Aim of the task
Leave the pictures out. Return all other data exactly.

Available data
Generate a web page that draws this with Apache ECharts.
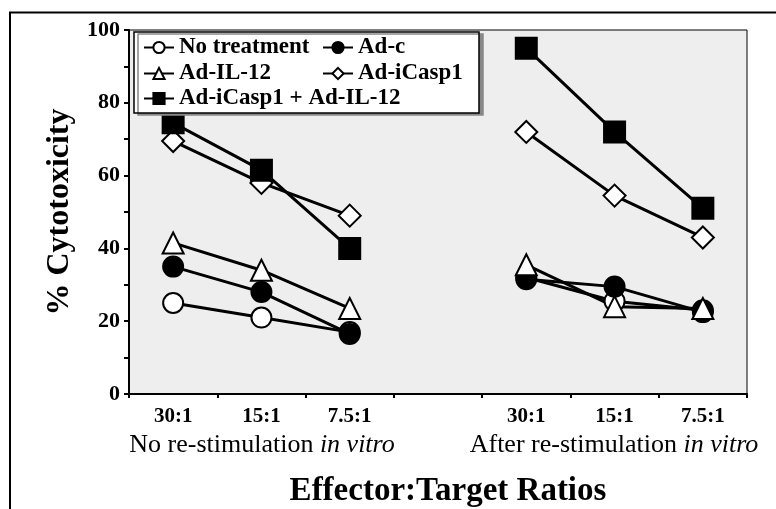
<!DOCTYPE html>
<html lang="en">
<head>
    <meta charset="UTF-8">
    <title>Cytotoxicity</title>
    <script src="https://cdn.jsdelivr.net/npm/echarts@6/dist/echarts.min.js"></script>
    <style>
        body { margin: 0; background: #fff; }
    </style>
</head>
<body>
<div id="main" style="width: 776px;height:509px;"></div>
<script type="text/javascript">
// categories (blank slot separates the two groups)
var ratios = ['30:1', '15:1', '7.5:1', '', '30:1', '15:1', '7.5:1'];
var yTicks = [0, 20, 40, 60, 80, 100];

// % cytotoxicity
var noTreatment = [25, 21, 17, null, 32, 25.5, 23];
var adC = [35, 28, 16.5, null, 31.5, 29.5, 22.5];
var adIL12 = [41.5, 34, 23.5, null, 35.5, 24, 23.5];
var adICasp1 = [69.5, 58, 49, null, 72, 54.5, 43];
var combo = [74.5, 61.5, 40, null, 95, 72, 51];

var serif = 'Liberation Serif';

function mkSeries(name, data, symbol, fill, size) {
    return {
        name: name,
        type: 'line',
        data: data,
        symbol: symbol,
        symbolSize: size,
        connectNulls: false,
        lineStyle: { color: '#000', width: 3 },
        itemStyle: { color: fill, borderColor: '#000', borderWidth: 2 }
    };
}

function mkLegend(name, left, top) {
    return {
        data: [name],
        left: left,
        top: top,
        padding: 0,
        itemWidth: 30,
        itemHeight: 14,
        itemGap: 0,
        textStyle: { fontFamily: serif, fontWeight: 'bold', fontSize: 23, color: '#000' },
        z: 10
    };
}

var myChart = echarts.init(document.getElementById('main'));
myChart.setOption({
    animation: false,
    grid: {
        left: 129, right: 29, top: 30, bottom: 115,
        show: true,
        backgroundColor: '#eeeeee',
        borderColor: '#000',
        borderWidth: 1
    },
    legend: [
        mkLegend('No treatment', 143, 36),
        mkLegend('Ad-c', 322, 36),
        mkLegend('Ad-IL-12', 143, 62),
        mkLegend('Ad-iCasp1', 322, 62),
        mkLegend('Ad-iCasp1 + Ad-IL-12', 143, 87)
    ],
    xAxis: {
        type: 'category',
        data: ratios,
        boundaryGap: true,
        axisLine: { lineStyle: { color: '#000', width: 2 } },
        axisTick: { show: true, inside: false, length: 4, lineStyle: { color: '#000', width: 2 } },
        axisLabel: {
            interval: 0, margin: 12,
            fontFamily: serif, fontWeight: 'bold', fontSize: 21, color: '#000'
        },
        splitLine: { show: false }
    },
    yAxis: {
        type: 'value',
        min: 0, max: 100, interval: 10,
        name: '% Cytotoxicity',
        nameLocation: 'middle',
        nameGap: 53,
        nameTextStyle: { fontFamily: serif, fontWeight: 'bold', fontSize: 32, color: '#000' },
        axisLine: { show: true, lineStyle: { color: '#000', width: 2 } },
        axisTick: { show: true, inside: false, length: 5, lineStyle: { color: '#000', width: 2 } },
        axisLabel: {
            margin: 9,
            fontFamily: serif, fontWeight: 'bold', fontSize: 22, color: '#000',
            formatter: function (v) { return yTicks.indexOf(v) >= 0 ? String(v) : ''; }
        },
        splitLine: { show: false }
    },
    graphic: [
        { type: 'line', shape: { x1: 9, y1: 12.5, x2: 776, y2: 12.5 }, style: { stroke: '#000', lineWidth: 2 } },
        { type: 'line', shape: { x1: 10, y1: 12, x2: 10, y2: 509 }, style: { stroke: '#000', lineWidth: 2 } },
        {
            type: 'rect', z: 5,
            shape: { x: 134, y: 32, width: 345, height: 81 },
            style: { fill: '#fff', stroke: '#000', lineWidth: 1.5, shadowColor: '#888', shadowOffsetX: 4, shadowOffsetY: 2, shadowBlur: 0 }
        },
        {
            type: 'text', x: 262, y: 445,
            style: {
                text: '{a|No re-stimulation }{b|in vitro}',
                align: 'center', verticalAlign: 'middle',
                rich: {
                    a: { fontFamily: serif, fontSize: 26, fill: '#000' },
                    b: { fontFamily: serif, fontSize: 26, fontStyle: 'italic', fill: '#000' }
                }
            }
        },
        {
            type: 'text', x: 614, y: 445,
            style: {
                text: '{a|After re-stimulation }{b|in vitro}',
                align: 'center', verticalAlign: 'middle',
                rich: {
                    a: { fontFamily: serif, fontSize: 26, fill: '#000' },
                    b: { fontFamily: serif, fontSize: 26, fontStyle: 'italic', fill: '#000' }
                }
            }
        },
        {
            type: 'text', x: 448, y: 491,
            style: {
                text: 'Effector:Target Ratios',
                align: 'center', verticalAlign: 'middle',
                fontFamily: serif, fontWeight: 'bold', fontSize: 33, fill: '#000'
            }
        }
    ],
    series: [
        mkSeries('No treatment', noTreatment, 'circle', '#fff', 20),
        mkSeries('Ad-c', adC, 'circle', '#000', 20),
        mkSeries('Ad-IL-12', adIL12, 'triangle', '#fff', 21),
        mkSeries('Ad-iCasp1', adICasp1, 'diamond', '#fff', 22),
        mkSeries('Ad-iCasp1 + Ad-IL-12', combo, 'rect', '#000', 21)
    ]
});
</script>
</body>
</html>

Result of this exercise
Generate a web page that draws this with Apache ECharts.
<!DOCTYPE html>
<html lang="en">
<head>
    <meta charset="UTF-8">
    <title>Cytotoxicity</title>
    <script src="https://cdn.jsdelivr.net/npm/echarts@6/dist/echarts.min.js"></script>
    <style>
        body { margin: 0; background: #fff; }
    </style>
</head>
<body>
<div id="main" style="width: 776px;height:509px;"></div>
<script type="text/javascript">
// categories (blank slot separates the two groups)
var ratios = ['30:1', '15:1', '7.5:1', '', '30:1', '15:1', '7.5:1'];
var yTicks = [0, 20, 40, 60, 80, 100];

// % cytotoxicity
var noTreatment = [25, 21, 17, null, 32, 25.5, 23];
var adC = [35, 28, 16.5, null, 31.5, 29.5, 22.5];
var adIL12 = [41.5, 34, 23.5, null, 35.5, 24, 23.5];
var adICasp1 = [69.5, 58, 49, null, 72, 54.5, 43];
var combo = [74.5, 61.5, 40, null, 95, 72, 51];

var serif = 'Liberation Serif';

function mkSeries(name, data, symbol, fill, size) {
    return {
        name: name,
        type: 'line',
        data: data,
        symbol: symbol,
        symbolSize: size,
        connectNulls: false,
        lineStyle: { color: '#000', width: 3 },
        itemStyle: { color: fill, borderColor: '#000', borderWidth: 2 }
    };
}

function mkLegend(name, left, top) {
    return {
        data: [name],
        left: left,
        top: top,
        padding: 0,
        itemWidth: 30,
        itemHeight: 14,
        itemGap: 0,
        textStyle: { fontFamily: serif, fontWeight: 'bold', fontSize: 23, color: '#000' },
        z: 10
    };
}

var myChart = echarts.init(document.getElementById('main'));
myChart.setOption({
    animation: false,
    grid: {
        left: 129, right: 29, top: 30, bottom: 115,
        show: true,
        backgroundColor: '#eeeeee',
        borderColor: '#000',
        borderWidth: 1
    },
    legend: [
        mkLegend('No treatment', 143, 36),
        mkLegend('Ad-c', 322, 36),
        mkLegend('Ad-IL-12', 143, 62),
        mkLegend('Ad-iCasp1', 322, 62),
        mkLegend('Ad-iCasp1 + Ad-IL-12', 143, 87)
    ],
    xAxis: {
        type: 'category',
        data: ratios,
        boundaryGap: true,
        axisLine: { lineStyle: { color: '#000', width: 2 } },
        axisTick: { show: true, inside: false, length: 4, lineStyle: { color: '#000', width: 2 } },
        axisLabel: {
            interval: 0, margin: 12,
            fontFamily: serif, fontWeight: 'bold', fontSize: 21, color: '#000'
        },
        splitLine: { show: false }
    },
    yAxis: {
        type: 'value',
        min: 0, max: 100, interval: 10,
        name: '% Cytotoxicity',
        nameLocation: 'middle',
        nameGap: 53,
        nameTextStyle: { fontFamily: serif, fontWeight: 'bold', fontSize: 32, color: '#000' },
        axisLine: { show: true, lineStyle: { color: '#000', width: 2 } },
        axisTick: { show: true, inside: false, length: 5, lineStyle: { color: '#000', width: 2 } },
        axisLabel: {
            margin: 9,
            fontFamily: serif, fontWeight: 'bold', fontSize: 22, color: '#000',
            formatter: function (v) { return yTicks.indexOf(v) >= 0 ? String(v) : ''; }
        },
        splitLine: { show: false }
    },
    graphic: [
        { type: 'line', shape: { x1: 9, y1: 12.5, x2: 776, y2: 12.5 }, style: { stroke: '#000', lineWidth: 2 } },
        { type: 'line', shape: { x1: 10, y1: 12, x2: 10, y2: 509 }, style: { stroke: '#000', lineWidth: 2 } },
        {
            type: 'rect', z: 5,
            shape: { x: 134, y: 32, width: 345, height: 81 },
            style: { fill: '#fff', stroke: '#000', lineWidth: 1.5, shadowColor: '#888', shadowOffsetX: 4, shadowOffsetY: 2, shadowBlur: 0 }
        },
        {
            type: 'text', x: 262, y: 445,
            style: {
                text: '{a|No re-stimulation }{b|in vitro}',
                align: 'center', verticalAlign: 'middle',
                rich: {
                    a: { fontFamily: serif, fontSize: 26, fill: '#000' },
                    b: { fontFamily: serif, fontSize: 26, fontStyle: 'italic', fill: '#000' }
                }
            }
        },
        {
            type: 'text', x: 614, y: 445,
            style: {
                text: '{a|After re-stimulation }{b|in vitro}',
                align: 'center', verticalAlign: 'middle',
                rich: {
                    a: { fontFamily: serif, fontSize: 26, fill: '#000' },
                    b: { fontFamily: serif, fontSize: 26, fontStyle: 'italic', fill: '#000' }
                }
            }
        },
        {
            type: 'text', x: 448, y: 491,
            style: {
                text: 'Effector:Target Ratios',
                align: 'center', verticalAlign: 'middle',
                fontFamily: serif, fontWeight: 'bold', fontSize: 33, fill: '#000'
            }
        }
    ],
    series: [
        mkSeries('No treatment', noTreatment, 'circle', '#fff', 20),
        mkSeries('Ad-c', adC, 'circle', '#000', 20),
        mkSeries('Ad-IL-12', adIL12, 'triangle', '#fff', 21),
        mkSeries('Ad-iCasp1', adICasp1, 'diamond', '#fff', 22),
        mkSeries('Ad-iCasp1 + Ad-IL-12', combo, 'rect', '#000', 21)
    ]
});
</script>
</body>
</html>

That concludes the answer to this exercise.